I knew going in they'd dumped the whole super-villains take over the world angle, but I didn't fully appreciate how little of the original comic they'd ignored in favor of creating an almost entirely different story featuring characters similar to their comic counterparts in name only. Calling this movie "Wanted" is like calling a movie about a dog who solves crime "King Kong".

Which leads me to wonder why Hollywood didn't just save themselves some money and created their own action franchise about an ancient secret society of assassins instead? It's not like anybody outside of the comics industry had even heard of Wanted prior to the movie so it's not like there was a built-in fanbase or anything.

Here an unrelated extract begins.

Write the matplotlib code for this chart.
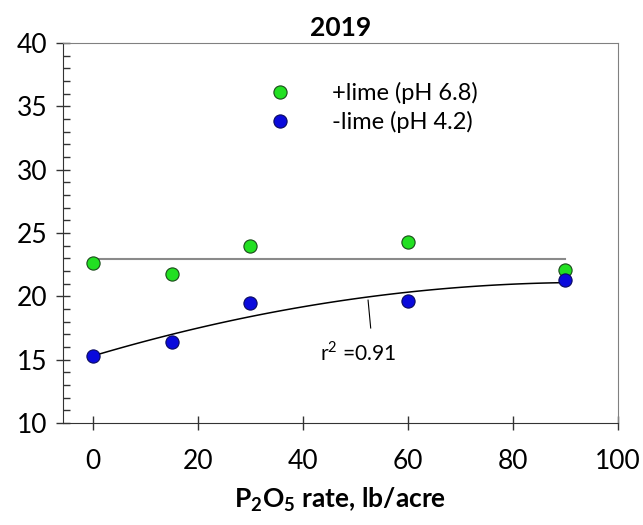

The funny thing is, some of the most prominent people involved with the film didn't seem to realize this. I even heard Angelina Jolie wanted to talk to Mark Millar about her character. Why? The Fox in Millar's comic isn't even vaguely like the one Angelina Jolie plays in the movie. Aside from them both being women who shoot guns, that's about it.

I know fanboys tend to go balistic when Hollywood changes even the slightest thing, but this seems like an exceptional case. Wanted, like it or not, is quite obviously the story about a villain's coming of age. If you don't want to do that, why bother making an adaption of it?

DonC
10-26-2008, 10:14 AM
Sometimes I think Hollywood just wants the name and the ability to tie it in to a comic. Take the Brian Michael Bendis/Marc Andreyko book Torso. Paramount Pictures probably paid millions of dollars for the rights to the book even though it's based on a true story. All Bendis and Andreyko did was read a couple of the dozens of books based on the killings and adapt them into comic book form. And they won an Eisner award for it.

All Paramount had to do was have a screen writer read the same books, or different ones if they wanted, and adapt them into a movie. Boom! You just saved a couple million dollars.

I don't get why they didn't do that.